Aber die AfD will mit dem »braunen Pöbel« nichts zu tun haben. Dass ihre Ablehnung weniger dessen Nationalchauvinismus und Fremdenfeindlichkeit, sondern mehr der sozialen Klasse gilt, aus der sich viele Nazis angeblich re-krutieren - ein Klischee, das sich häufig als Ressentiment erweist -, lassen gesellschaftswissenschaftliche Analysen vermuten. Für die AfD-Propaganda typisch sei, dass sie das »rechte Bild vom angeblich drohenden nationalen Untergang - man denke hier nur an den deutschen Geschichtsphilosophen Oswald Spengler oder eben wieder an Thilo Sarrazin -, nicht primär völkisch, sondern fiskalpolitisch auflädt«, sagt der Sozialwissenschaftler Phillip Becher, für den es nur eine Frage ist, »wie scharf die Rechtskurve der ›Alternative‹ wird«. Der Autor Thomas Wagner verortet sie anhand ihrer »radikalen Frontstellung gegen den Sozialstaat, Gewerkschaften und linke Parteien« in der Nähe der ultra-neoliberalen Neuen Rechten.
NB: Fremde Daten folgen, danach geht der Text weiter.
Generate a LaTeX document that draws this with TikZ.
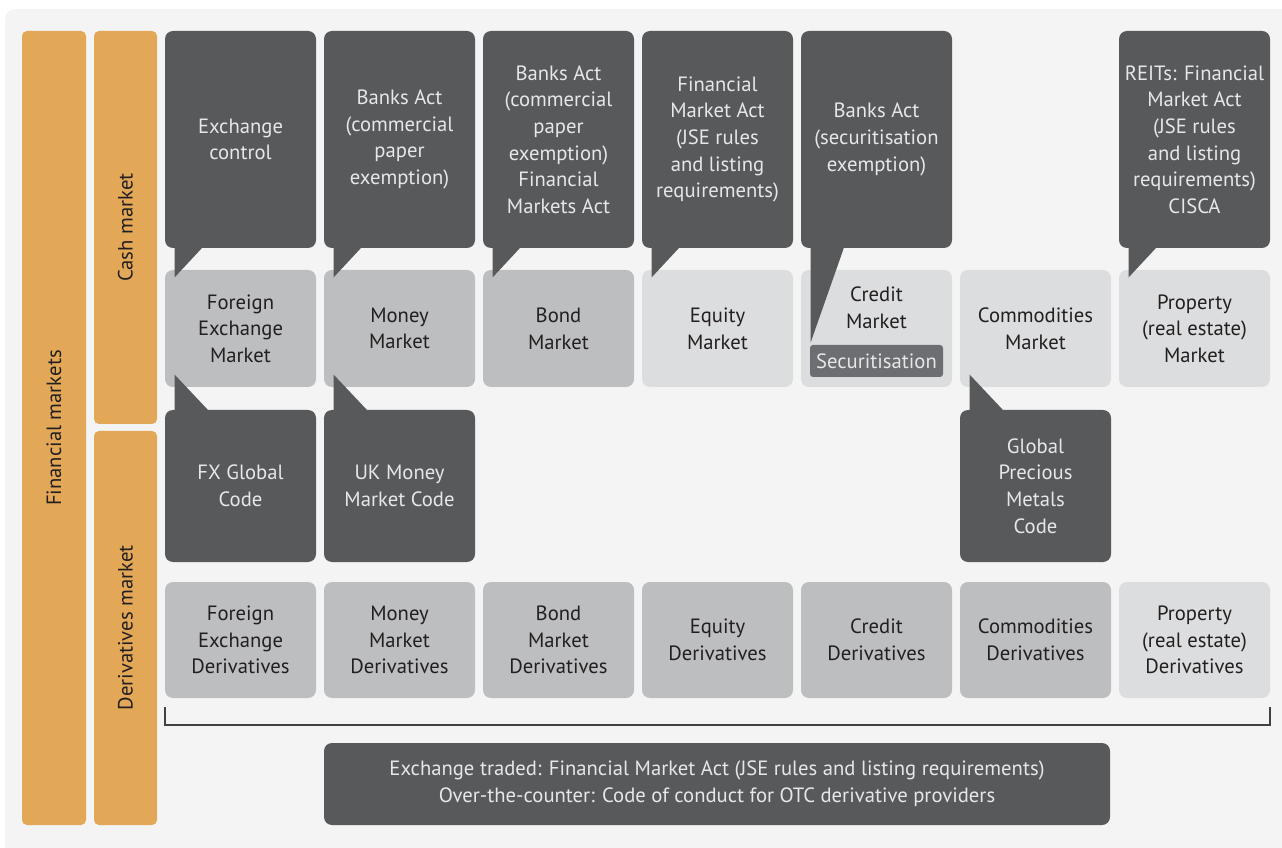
\documentclass[tikz,border=0pt]{standalone}
\usepackage{fontspec}
\setmainfont{PT Sans}
\usepackage{xcolor}
\usepackage{tikz}
\usetikzlibrary{calc}
\definecolor{band}{HTML}{E3A857}
\definecolor{dark}{HTML}{58595B}
\definecolor{midgrey}{HTML}{BDBEC0}
\definecolor{lightgrey}{HTML}{DCDDDE}
\definecolor{backgrey}{HTML}{F4F4F4}
\definecolor{inktext}{HTML}{231F20}
\definecolor{paletext}{HTML}{E6E7E8}
\definecolor{subgrey}{HTML}{6D6E71}
\definecolor{rulegrey}{HTML}{414042}
\newdimen\px \px=0.75pt
\def\colsep{159}

\begin{document}
\begin{tikzpicture}[x=0.75pt,y=-0.75pt, font=\fontsize{15.5}{20}\selectfont]
    \tikzstyle{box}=[rectangle, rounded corners=8\px, inner sep=0pt, align=center, minimum width=151\px]
    \tikzstyle{market}=[box, fill=midgrey, text=inktext, minimum height=117\px]
    \tikzstyle{callout}=[box, fill=dark, text=paletext]
    \tikzstyle{band}=[rectangle, fill=band, rounded corners=5\px, inner sep=0pt, text=inktext, rotate=90]

    \useasboundingbox (0,0) rectangle (1282,848);
    \fill[backgrey, rounded corners=10\px] (5,9) rectangle (1300,870);

    % Draw the orange side bands
    \node[band, minimum width=794\px, minimum height=64\px] (FM) at (54,428) {Financial markets};
    \node[band, minimum width=393\px, minimum height=63\px] (CM) at (125.5,227.5) {Cash market};
    \node[band, minimum width=394\px, minimum height=63\px] (DM) at (125.5,628) {Derivatives market};

    % Draw the cash market nodes
    \foreach \name / \shade / \txt in {1/midgrey/{Foreign\\Exchange\\Market}, 2/midgrey/{Money\\Market},
        3/midgrey/{Bond\\Market}, 4/lightgrey/{Equity\\Market}, 6/lightgrey/{Commodities\\Market},
        7/lightgrey/{Property\\(real estate)\\Market}}
        \node[market, fill=\shade] (M-\name) at ({240.5+(\name-1)*\colsep},328.5) {\txt};
    \node[market, fill=lightgrey] (M-5) at (876.5,328.5) {};
    \node[text=inktext, align=center] (M-5-text) at (876.5,308) {Credit\\Market};

    % Draw the derivatives market nodes
    \foreach \name / \shade / \txt in {1/midgrey/{Foreign\\Exchange\\Derivatives}, 2/midgrey/{Money\\Market\\Derivatives},
        3/midgrey/{Bond\\Market\\Derivatives}, 4/midgrey/{Equity\\Derivatives}, 5/midgrey/{Credit\\Derivatives},
        6/midgrey/{Commodities\\Derivatives}, 7/lightgrey/{Property\\(real estate)\\Derivatives}}
        \node[market, fill=\shade, minimum height=116\px] (D-\name) at ({240.5+(\name-1)*\colsep},640) {\txt};

    % Draw the legislation callouts above the cash market
    \foreach \name / \txt in {1/{Exchange\\control}, 2/{Banks Act\\(commercial\\paper\\exemption)},
        3/{Banks Act\\(commercial\\paper\\exemption)\\Financial\\Markets Act},
        4/{Financial\\Market Act\\(JSE rules\\and listing\\requirements)},
        5/{Banks Act\\(securitisation\\exemption)},
        7/{REITs: Financial\\Market Act\\(JSE rules\\and listing\\requirements)\\CISCA}}
        \node[callout, minimum height=217\px] (C-\name) at ({240.5+(\name-1)*\colsep},139.5) {\txt};

    % Draw the codes of conduct between the rows
    \foreach \name / \txt in {1/{FX Global\\Code}, 2/{UK Money\\Market Code}, 6/{Global\\Precious\\Metals\\Code}}
        \node[callout, minimum height=152\px] (G-\name) at ({240.5+(\name-1)*\colsep},486) {\txt};

    % Pointers of the callouts
    \foreach \name in {1,2,3,4,7}
        \fill[dark] ($(C-\name.south west)+(10,-3)$) -- ($(C-\name.south west)+(10,29)$)
            -- ($(C-\name.south west)+(37,0)$) -- ($(C-\name.south west)+(37,-3)$) -- cycle;
    \fill[dark] ($(C-5.south west)+(10,-3)$) -- ($(C-5.south west)+(10,94)$)
        -- ($(C-5.south west)+(43,0)$) -- ($(C-5.south west)+(43,-3)$) -- cycle;
    \foreach \name in {1,2,6}
        \fill[dark] ($(G-\name.north west)+(10,3)$) -- ($(G-\name.north west)+(10,-35)$)
            -- ($(G-\name.north west)+(43,0)$) -- ($(G-\name.north west)+(43,3)$) -- cycle;

    \node[fill=subgrey, text=paletext, rounded corners=3\px, minimum width=133\px, minimum height=32\px,
        inner sep=0pt] (S-5) at (876.5,361) {Securitisation};

    % Bracket and the note on exchange traded and OTC derivatives
    \draw[rulegrey, line width=2\px] ($(D-1.south west)+(0,9)$) |- ($(D-7.south east)+(0,27)$)
        -- ($(D-7.south east)+(0,9)$);
    \node[callout, minimum width=786\px, minimum height=82\px] (OTC) at (717,784)
        {Exchange traded: Financial Market Act (JSE rules and listing requirements)\\
         Over-the-counter: Code of conduct for OTC derivative providers};
\end{tikzpicture}
\end{document}
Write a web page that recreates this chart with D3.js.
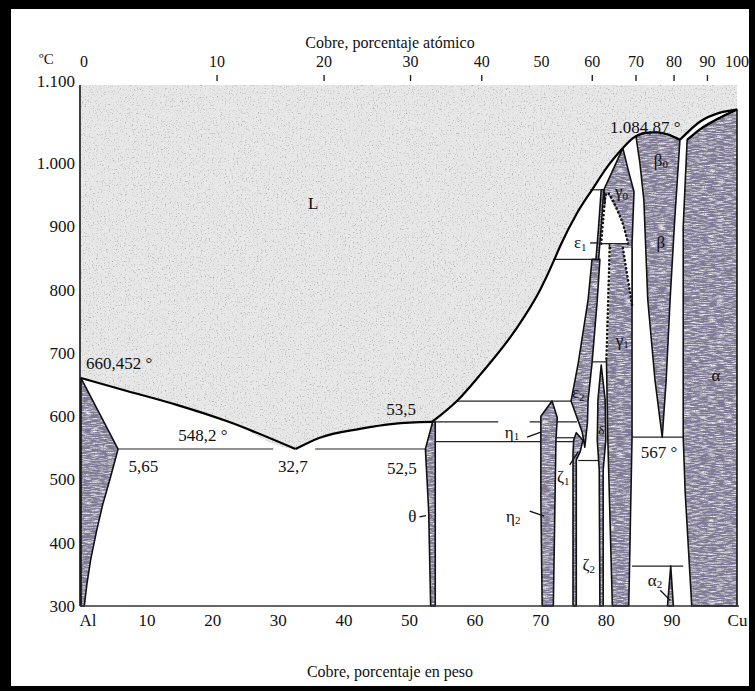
<!DOCTYPE html>
<html><head><meta charset="utf-8">
<script src="https://cdn.jsdelivr.net/npm/d3@7"></script>
<style>
body{margin:0;background:#000;}
svg{display:block;font-family:"Liberation Serif","DejaVu Serif",serif;}
</style></head><body>
<svg id="chart" width="755" height="691"></svg>
<script>
// ---- Axes -------------------------------------------------------------
const wtTicks = [0,10,20,30,40,50,60,70,80,90,100];
const atTicks = [0,10,20,30,40,50,60,70,80,90,100];
const atTickMarks = [10,20,30,40,60,70,80,90];
const tempTicks = [300,400,500,600,700,800,900,1000,1100];

// ---- Liquidus / solidus curves (wt% Cu, °C) ----------------------------
const liqAl    = [[0,660.452],[7,640],[14.6,618],[22.3,592],[32.7,548.2]];
const liqTheta = [[32.7,548.2],[36.4,566],[42.5,580],[47.6,588],[53.5,591]];
const liqMid   = [[53.5,591],[57.3,624],[60.8,665],[66.2,736],[70.0,800],[72.0,844],[73.0,868],[75.6,921],[77.9,958],[80.2,994],[82.6,1024]];
const liqBeta  = [[82.6,1024],[84.2,1040],[86.0,1048],[87.8,1049],[89.6,1045],[91.3,1037]];
const liqCu    = [[91.3,1037],[94.4,1066],[97.4,1080],[100,1084.87]];
const solCu    = [[92.4,1037],[94.4,1054],[97.4,1072],[100,1084.87]];

// ---- Single-phase fields ----------------------------------------------
const phaseAl     = [[0,660.452],[5.65,548.2],[4.4,500],[3.3,460],[2.4,420],[1.5,375],[0.9,335],[0.5,300],[0,300]];
const phaseTheta  = [[53.6,591],[52.5,548.2],[53.0,450],[53.3,300],[54.0,300],[54.0,591]];
const phaseEta    = [[70.1,600],[71.8,624],[72.6,598],[72.4,562],[72.0,300],[70.3,300],[70.1,470]];
const phaseEps2   = [[77.9,848],[79.1,848],[78.7,784],[77.9,684],[77.3,626],[77.2,590],[76.8,551],[76.4,575],[74.7,624],[75.8,684],[77.3,784]];
const phaseZeta   = [[75.5,574],[76.5,562],[76.1,544],[75.5,531],[75.5,300],[75.0,300],[75.0,540],[75.1,562]];
const phaseDelta  = [[79.3,681],[79.9,626],[80.0,562],[79.6,515],[79.6,300],[79.1,300],[79.0,515],[78.7,562],[78.8,626]];
const phaseGamma  = [[82.6,1024],[83.4,990],[84.3,955],[84.0,873],[84.0,567],[83.5,300],[81.0,300],[80.3,567],[80.1,689],[80.6,866],[79.7,958]];
const phaseBeta   = [[84.6,1043],[86.0,1048],[87.8,1049],[89.6,1045],[91.3,1037],[90.5,910],[89.8,784],[89.2,657],[88.6,567],[87.5,657],[86.4,784],[85.8,942],[85.2,1000]];
const phaseAlpha  = [[92.4,1037],[94.4,1054],[97.4,1072],[100,1084.87],[100,300],[93.1,300],[92.1,480],[91.8,567],[91.8,900]];
const phaseAlpha2 = [[89.9,363],[90.3,300],[89.4,300]];
const phaseEps1   = [[79.3,958],[79.7,958],[79.3,900],[78.9,848],[78.5,848],[78.9,900]];

// two-phase pockets inside the gamma field (dotted boundaries)
const gapUpper = [[80.2,953],[79.6,910],[79.3,873],[83.4,873],[82.4,910]];
const gapRight = [[82.6,866],[84.0,866],[84.0,776]];
const gammaDotted = [[80.6,866],[80.1,689]];

// ---- Invariant isotherms ----------------------------------------------
const isoT    = [548.2, 548.2, 591, 591, 624, 560, 566, 530, 686, 848, 873, 958, 567, 363];
const isoFrom = [5.65, 35.7, 54.0, 68.4, 57.3, 54.0, 72.5, 75.8, 77.5, 72.0, 78.8, 77.6, 84.0, 84.0];
const isoTo   = [29.3, 52.5, 63.6, 75.6, 74.7, 75.6, 75.6, 79.4, 80.2, 79.1, 83.4, 79.7, 91.8, 91.8];

// ---- Annotations --------------------------------------------------------
const labelText = ["L","660,452 °","548,2 °","5,65","32,7","53,5","52,5","θ","η","η","ζ","ζ","δ","ε","ε","γ","γ","β","β","α","α","567 °","1.084,87 °"];
const labelSub  = ["","","","","","","","","1","2","1","2","","2","1","0","1","0","","","2","",""];
const labelWt   = [35.4,5.8,18.6,9.5,32.3,48.8,48.9,50.5,65.7,65.9,73.5,77.4,79.3,75.8,76.1,82.4,82.5,88.4,88.4,96.8,87.5,88.1,86.0];
const labelT    = [937,684,569,521,521,610,518,441,575,442,504,365,578,637,874,955,720,1005,874,665,341,543,1056];
const pointers  = [
  [[51.6,441],[52.6,443]],
  [[68.0,567],[70.1,575]],
  [[68.4,450],[70.6,442]],
  [[74.5,523],[75.8,544]],
  [[77.6,874],[78.9,874]],
  [[88.3,325],[89.8,309]]
];

// ---- Scales ----------------------------------------------------------
const x = d3.scaleLinear().domain([0,100]).range([81,737]);
const y = d3.scaleLinear().domain([300,1100]).range([606,100]);
const plotTop = 85;
const M_CU = 63.546, M_AL = 26.982;
const atToWt = a => 100*a*M_CU/(a*M_CU + (100-a)*M_AL);
const xAt = d3.scaleLinear().domain(atTicks).range(atTicks.map(a => x(atToWt(a))));

const svg = d3.select("#chart");
const defs = svg.append("defs");

// grain for the liquid field: sparse dark specks
const fL = defs.append("filter").attr("id","grainL").attr("x",0).attr("y",0).attr("width",1).attr("height",1);
fL.append("feTurbulence").attr("type","fractalNoise").attr("baseFrequency","0.75").attr("numOctaves",2).attr("seed",4).attr("result","n");
fL.append("feColorMatrix").attr("in","n").attr("type","matrix")
  .attr("values","0 0 0 0 0.3  0 0 0 0 0.3  0 0 0 0 0.33  -2.6 0 0 0 1.15").attr("result","d");
fL.append("feComposite").attr("in","d").attr("in2","SourceGraphic").attr("operator","in").attr("result","d2");
const mL = fL.append("feMerge"); mL.append("feMergeNode").attr("in","SourceGraphic"); mL.append("feMergeNode").attr("in","d2");

// grain for solid single-phase fields: light horizontal streaks
const fS = defs.append("filter").attr("id","grainS").attr("x",0).attr("y",0).attr("width",1).attr("height",1);
fS.append("feTurbulence").attr("type","fractalNoise").attr("baseFrequency","0.12 0.9").attr("numOctaves",2).attr("seed",9).attr("result","n");
fS.append("feColorMatrix").attr("in","n").attr("type","matrix")
  .attr("values","0 0 0 0 1  0 0 0 0 1  0 0 0 0 1  2.4 0 0 0 -1.05").attr("result","w");
fS.append("feComposite").attr("in","w").attr("in2","SourceGraphic").attr("operator","in").attr("result","w2");
fS.append("feTurbulence").attr("type","fractalNoise").attr("baseFrequency","0.9").attr("numOctaves",1).attr("seed",2).attr("result","n2");
fS.append("feColorMatrix").attr("in","n2").attr("type","matrix")
  .attr("values","0 0 0 0 0.2  0 0 0 0 0.18  0 0 0 0 0.3  2.2 0 0 0 -0.95").attr("result","k");
fS.append("feComposite").attr("in","k").attr("in2","SourceGraphic").attr("operator","in").attr("result","k2");
const mS = fS.append("feMerge"); mS.append("feMergeNode").attr("in","SourceGraphic"); mS.append("feMergeNode").attr("in","w2"); mS.append("feMergeNode").attr("in","k2");

// black frame with white page inside
svg.append("rect").attr("width",755).attr("height",691).attr("fill","#000");
svg.append("rect").attr("x",11).attr("y",9).attr("width",738).attr("height",677).attr("fill","#fff");

const curve = d3.line().x(d => x(d[0])).y(d => y(d[1])).curve(d3.curveMonotoneX);
const poly  = d3.line().x(d => x(d[0])).y(d => y(d[1])).curve(d3.curveLinearClosed);
const open  = d3.line().x(d => x(d[0])).y(d => y(d[1]));

// liquid field
const liquidEdge = [...liqAl, ...liqTheta.slice(1), ...liqMid.slice(1), ...liqBeta.slice(1), ...liqCu.slice(1)];
const liquidPath = curve(liquidEdge) + `L${x(100)},${plotTop}L${x(0)},${plotTop}Z`;
svg.append("path").attr("d", liquidPath).attr("fill","#e8e8e8").attr("filter","url(#grainL)");

// isotherms
svg.append("g").selectAll("line").data(isoT).join("line")
  .attr("x1",(d,i)=>x(isoFrom[i])).attr("x2",(d,i)=>x(isoTo[i]))
  .attr("y1",d=>y(d)).attr("y2",d=>y(d))
  .attr("stroke","#222").attr("stroke-width",1.2);

// single-phase fields (epsilon-1 is drawn after the gamma pockets)
const solids = [phaseAl, phaseTheta, phaseEta, phaseEps2, phaseZeta, phaseDelta, phaseGamma, phaseBeta, phaseAlpha, phaseAlpha2];
const drawSolids = list => {
  const g = svg.append("g");
  g.selectAll("path.f").data(list).join("path").attr("class","f")
    .attr("d", poly).attr("fill","#817c97").attr("filter","url(#grainS)");
  g.selectAll("path.s").data(list).join("path").attr("class","s")
    .attr("d", poly).attr("fill","none").attr("stroke","#111").attr("stroke-width",1.6).attr("stroke-linejoin","round");
};
drawSolids(solids);

// dotted two-phase pockets inside gamma
const dotStyle = s => s.attr("fill","none").attr("stroke","#111").attr("stroke-width",2.6)
  .attr("stroke-dasharray","0.1,4").attr("stroke-linecap","round");
[gapUpper, gapRight].forEach(g => svg.append("path").attr("d", poly(g)).attr("fill","#fff"));
svg.append("path").attr("d", d3.line().x(d=>x(d[0])).y(d=>y(d[1])).curve(d3.curveCatmullRom)
  ([gapUpper[2],gapUpper[1],gapUpper[0],gapUpper[4],gapUpper[3]])).call(dotStyle);
svg.append("path").attr("d", open([gapRight[0],gapRight[2]])).call(dotStyle);
svg.append("path").attr("d", open(gammaDotted)).attr("stroke","#fff").attr("stroke-width",2.2);
svg.append("path").attr("d", open(gammaDotted)).call(dotStyle);
svg.append("line").attr("x1",x(79.3)).attr("x2",x(83.4)).attr("y1",y(873)).attr("y2",y(873))
  .attr("stroke","#222").attr("stroke-width",1.2);
svg.append("line").attr("x1",x(84.0)).attr("x2",x(84.0)).attr("y1",y(866)).attr("y2",y(776))
  .attr("stroke","#111").attr("stroke-width",1.6);
drawSolids([phaseEps1]);

// liquidus and solidus
[liqAl, liqTheta, liqMid, liqBeta, liqCu, solCu].forEach(c =>
  svg.append("path").attr("d", curve(c)).attr("fill","none").attr("stroke","#000").attr("stroke-width",2.2));

// axes
svg.append("line").attr("x1",x(0)-1).attr("x2",x(0)-1).attr("y1",plotTop).attr("y2",y(300))
  .attr("stroke","#111").attr("stroke-width",1.6);
svg.append("line").attr("x1",x(0)-1).attr("x2",x(100)+2).attr("y1",y(300)).attr("y2",y(300))
  .attr("stroke","#333").attr("stroke-width",1.6);

const yAxis = svg.append("g").attr("transform",`translate(${x(0)-3},0)`)
  .call(d3.axisLeft(y).tickValues(tempTicks).tickSize(0).tickPadding(3)
    .tickFormat(d => d3.format(",")(d).replace(",",".")));
yAxis.select(".domain").remove();
yAxis.attr("font-family","Liberation Serif, serif");
yAxis.selectAll("text").attr("font-size",17).attr("fill","#111");
// the top label sits level with the upper end of the axis line
yAxis.selectAll(".tick").filter(d => d===1100).select("text").attr("y",plotTop - y(1100) - 4);

const xAxis = svg.append("g").attr("transform",`translate(0,${y(300)})`)
  .call(d3.axisBottom(x).tickValues(wtTicks).tickSize(0).tickPadding(8)
    .tickFormat(d => d===0 ? "Al" : d===100 ? "Cu" : d));
xAxis.select(".domain").remove();
xAxis.attr("font-family","Liberation Serif, serif");
xAxis.selectAll("text").attr("font-size",17).attr("fill","#111");
xAxis.selectAll(".tick").filter(d => d===0).attr("transform",`translate(${x(0)+7},0)`);

// atomic-percent scale along the top
svg.append("g").selectAll("text").data(atTicks).join("text")
  .attr("x", d => xAt(d) + (d===0 ? 3 : 0)).attr("y",67).attr("text-anchor","middle")
  .attr("font-size",16).attr("fill","#111").text(d => d);
svg.append("g").selectAll("line").data(atTickMarks).join("line")
  .attr("x1",d=>xAt(d)).attr("x2",d=>xAt(d)).attr("y1",75).attr("y2",81)
  .attr("stroke","#222").attr("stroke-width",1.4);

svg.append("text").attr("x",39).attr("y",64).attr("font-size",15).attr("fill","#111").text("ºC");
svg.append("text").attr("x",390).attr("y",48).attr("text-anchor","middle").attr("font-size",16).attr("fill","#111")
  .text("Cobre, porcentaje atómico");
svg.append("text").attr("x",390).attr("y",677).attr("text-anchor","middle").attr("font-size",16).attr("fill","#111")
  .text("Cobre, porcentaje en peso");

// leader lines
svg.append("g").selectAll("path").data(pointers).join("path")
  .attr("d", open).attr("stroke","#111").attr("stroke-width",1.3).attr("fill","none");

// field and point labels
const lab = svg.append("g").selectAll("text").data(labelText).join("text")
  .attr("x",(d,i)=>x(labelWt[i])).attr("y",(d,i)=>y(labelT[i]))
  .attr("text-anchor","middle").attr("dominant-baseline","central")
  .attr("font-size",d => d==="δ" ? 13 : 17).attr("fill","#111")
  .text(d=>d);
lab.each(function(d,i){
  if(labelSub[i]) d3.select(this).append("tspan").attr("font-size",11).attr("dy",4).text(labelSub[i]);
});
</script></body></html>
Bei der Abschlusskundgebung auf dem Gänsemarkt schießt sich der AfD-Spitzenkandidat Bernd Lucke zwar auf die desaströse Politik zum Eurorettungsschirm der »Blockparteien« ein. Aber dass der Wirtschaftsprofessor einer Koalition mit FDP und CDU alles andere als abgeneigt ist - sofern diese zu einer härteren Gangart gegen die Empfängerländer des Rettungsfonds bereit wären -, hat er längst signalisiert.